Information shown -

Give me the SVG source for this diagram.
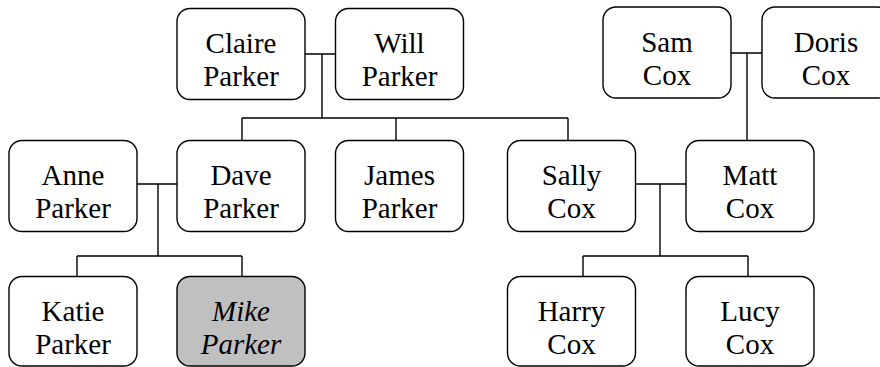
<svg xmlns="http://www.w3.org/2000/svg" width="880" height="367" viewBox="0 0 880 367">
<style>
.box{fill:#fff;stroke:#000;stroke-width:1.4}
.me{fill:#c0c0c0}
.t{font-family:"Liberation Serif","Times New Roman",serif;font-size:29px;text-anchor:middle;fill:#000}
.i{font-style:italic}
.c{fill:none;stroke:#000;stroke-width:1.4}
</style>
<rect width="880" height="367" fill="#fff"/>
<g id="connectors">
<path class="c" d="M305,54H335M322,54V118M242,118H568M242,118V141M396,118V141M568,118V141"/>
<path class="c" d="M731,53H762M747,53V141"/>
<path class="c" d="M137,184H177M158,184V256M77,256H242M77,256V277M242,256V277"/>
<path class="c" d="M636,184H686M660,184V256M583,256H748M583,256V277M748,256V277"/>
</g>
<g id="claire"><rect class="box" x="177" y="8.5" width="128" height="91" rx="13"/><text class="t" x="241" y="53">Claire</text><text class="t" x="241" y="86">Parker</text></g>
<g id="will"><rect class="box" x="335.5" y="8.5" width="128" height="91" rx="13"/><text class="t" x="399.5" y="53">Will</text><text class="t" x="399.5" y="86">Parker</text></g>
<g id="sam"><rect class="box" x="603" y="7" width="128" height="91" rx="13"/><text class="t" x="667" y="52">Sam</text><text class="t" x="667" y="85">Cox</text></g>
<g id="doris"><rect class="box" x="762" y="7" width="128" height="91" rx="13"/><text class="t" x="826" y="52">Doris</text><text class="t" x="826" y="85">Cox</text></g>
<g id="anne"><rect class="box" x="9" y="140.5" width="128" height="91" rx="13"/><text class="t" x="73" y="185">Anne</text><text class="t" x="73" y="218">Parker</text></g>
<g id="dave"><rect class="box" x="177" y="140.5" width="128" height="91" rx="13"/><text class="t" x="241" y="185">Dave</text><text class="t" x="241" y="218">Parker</text></g>
<g id="james"><rect class="box" x="335.5" y="140.5" width="128" height="91" rx="13"/><text class="t" x="399.5" y="185">James</text><text class="t" x="399.5" y="218">Parker</text></g>
<g id="sally"><rect class="box" x="507.5" y="140.5" width="128" height="91" rx="13"/><text class="t" x="571.5" y="185">Sally</text><text class="t" x="571.5" y="218">Cox</text></g>
<g id="matt"><rect class="box" x="686" y="140.5" width="128" height="91" rx="13"/><text class="t" x="750" y="185">Matt</text><text class="t" x="750" y="218">Cox</text></g>
<g id="katie"><rect class="box" x="9" y="276.5" width="128" height="89.5" rx="13"/><text class="t" x="73" y="321">Katie</text><text class="t" x="73" y="354">Parker</text></g>
<g id="mike"><rect class="box me" x="177" y="276.5" width="128" height="89.5" rx="13"/><text class="t i" x="241" y="321">Mike</text><text class="t i" x="241" y="354">Parker</text></g>
<g id="harry"><rect class="box" x="507.5" y="276.5" width="128" height="89.5" rx="13"/><text class="t" x="571.5" y="321">Harry</text><text class="t" x="571.5" y="354">Cox</text></g>
<g id="lucy"><rect class="box" x="686" y="276.5" width="128" height="89.5" rx="13"/><text class="t" x="750" y="321">Lucy</text><text class="t" x="750" y="354">Cox</text></g>
</svg>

Aim - Give the data again exactly as written, with all pictures left out.

The result -
Give me the SVG source for this diagram.
<svg xmlns="http://www.w3.org/2000/svg" width="880" height="367" viewBox="0 0 880 367">
<style>
.box{fill:#fff;stroke:#000;stroke-width:1.4}
.me{fill:#c0c0c0}
.t{font-family:"Liberation Serif","Times New Roman",serif;font-size:29px;text-anchor:middle;fill:#000}
.i{font-style:italic}
.c{fill:none;stroke:#000;stroke-width:1.4}
</style>
<rect width="880" height="367" fill="#fff"/>
<g id="connectors">
<path class="c" d="M305,54H335M322,54V118M242,118H568M242,118V141M396,118V141M568,118V141"/>
<path class="c" d="M731,53H762M747,53V141"/>
<path class="c" d="M137,184H177M158,184V256M77,256H242M77,256V277M242,256V277"/>
<path class="c" d="M636,184H686M660,184V256M583,256H748M583,256V277M748,256V277"/>
</g>
<g id="claire"><rect class="box" x="177" y="8.5" width="128" height="91" rx="13"/><text class="t" x="241" y="53">Claire</text><text class="t" x="241" y="86">Parker</text></g>
<g id="will"><rect class="box" x="335.5" y="8.5" width="128" height="91" rx="13"/><text class="t" x="399.5" y="53">Will</text><text class="t" x="399.5" y="86">Parker</text></g>
<g id="sam"><rect class="box" x="603" y="7" width="128" height="91" rx="13"/><text class="t" x="667" y="52">Sam</text><text class="t" x="667" y="85">Cox</text></g>
<g id="doris"><rect class="box" x="762" y="7" width="128" height="91" rx="13"/><text class="t" x="826" y="52">Doris</text><text class="t" x="826" y="85">Cox</text></g>
<g id="anne"><rect class="box" x="9" y="140.5" width="128" height="91" rx="13"/><text class="t" x="73" y="185">Anne</text><text class="t" x="73" y="218">Parker</text></g>
<g id="dave"><rect class="box" x="177" y="140.5" width="128" height="91" rx="13"/><text class="t" x="241" y="185">Dave</text><text class="t" x="241" y="218">Parker</text></g>
<g id="james"><rect class="box" x="335.5" y="140.5" width="128" height="91" rx="13"/><text class="t" x="399.5" y="185">James</text><text class="t" x="399.5" y="218">Parker</text></g>
<g id="sally"><rect class="box" x="507.5" y="140.5" width="128" height="91" rx="13"/><text class="t" x="571.5" y="185">Sally</text><text class="t" x="571.5" y="218">Cox</text></g>
<g id="matt"><rect class="box" x="686" y="140.5" width="128" height="91" rx="13"/><text class="t" x="750" y="185">Matt</text><text class="t" x="750" y="218">Cox</text></g>
<g id="katie"><rect class="box" x="9" y="276.5" width="128" height="89.5" rx="13"/><text class="t" x="73" y="321">Katie</text><text class="t" x="73" y="354">Parker</text></g>
<g id="mike"><rect class="box me" x="177" y="276.5" width="128" height="89.5" rx="13"/><text class="t i" x="241" y="321">Mike</text><text class="t i" x="241" y="354">Parker</text></g>
<g id="harry"><rect class="box" x="507.5" y="276.5" width="128" height="89.5" rx="13"/><text class="t" x="571.5" y="321">Harry</text><text class="t" x="571.5" y="354">Cox</text></g>
<g id="lucy"><rect class="box" x="686" y="276.5" width="128" height="89.5" rx="13"/><text class="t" x="750" y="321">Lucy</text><text class="t" x="750" y="354">Cox</text></g>
</svg>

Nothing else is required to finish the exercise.